NOTES & QUOTES: "Investors lose money in penny stocks 70 percent of the time -- even if no fraud is involved." (Kiplinger's Personal Finance magazine, May.)

Baltimore's Frank Cappiello, chairman, Cappiello-Rushmore Funds, is written up in the same issue. His favorite domestic stock is H&Q Healthcare Investors, his favorite foreign selection is Global Privatization.

FINAL REMINDER: One week from today, Thursday, April 20, I will give a free talk on "How To Make Your Money Grow" at 10;30 a.m. at the Convention Center. This is part of Warfield Business Report's "Mid-Atlantic's Business Expo '95." For reservations, phone 752-1717. Bring pencil and paper. Plenty of time for questions. No admission fee.

LAST LINES: "Since today's interest rates may be about the highest investors will see for some time, our advice to income investors is to tuck a couple of well-chosen zero-coupon bonds in your portfolio and lock in today's juicy yields. 'Zeros' pay no current interest; instead, you buy the bonds at a discount and receive their face value at maturity." (Money, April.) See your broker for specific offerings.

"The average U.S. wedding costs a stunning $15,400 these days," says Kiplinger's Personal Finance magazine, May. The story concerns a Pylesville couple "who saved a bundle" on wedding expenses. The article, "Till Debt Do Us Part," and subtitled, "The bills from an expensive wedding are just what a new marriage doesn't need," gives specifics about how families can control wedding costs.

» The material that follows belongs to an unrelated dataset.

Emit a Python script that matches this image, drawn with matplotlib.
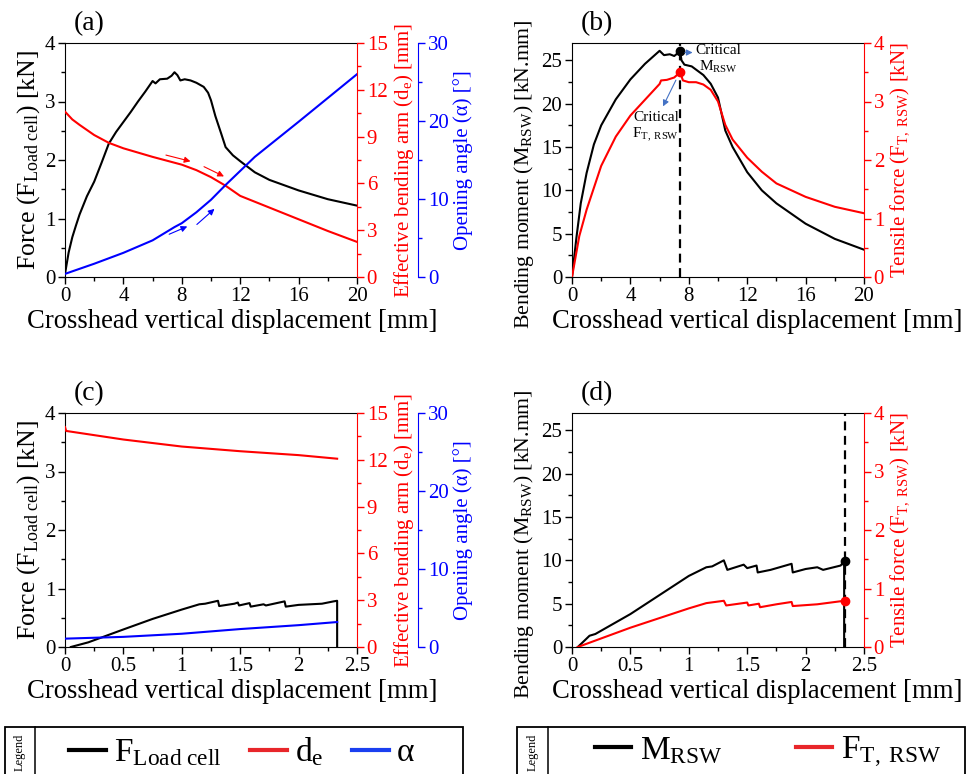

"T. Rowe Price Small Cap Value Fund (800-638-5660) has done especially well in the past three years, and returned an annualized 14.1 percent over the past five years with below-average volatility." (Kiplinger's Personal Finance magazine, May.)

"Never get so busy making a living that you forget to make a life." (Bits & Pieces.)

"A problem shared is a problem halved." (E.B. White.)

"There's many a pessimist who got that way by financing an optimist." (Robert Orben, humorist.)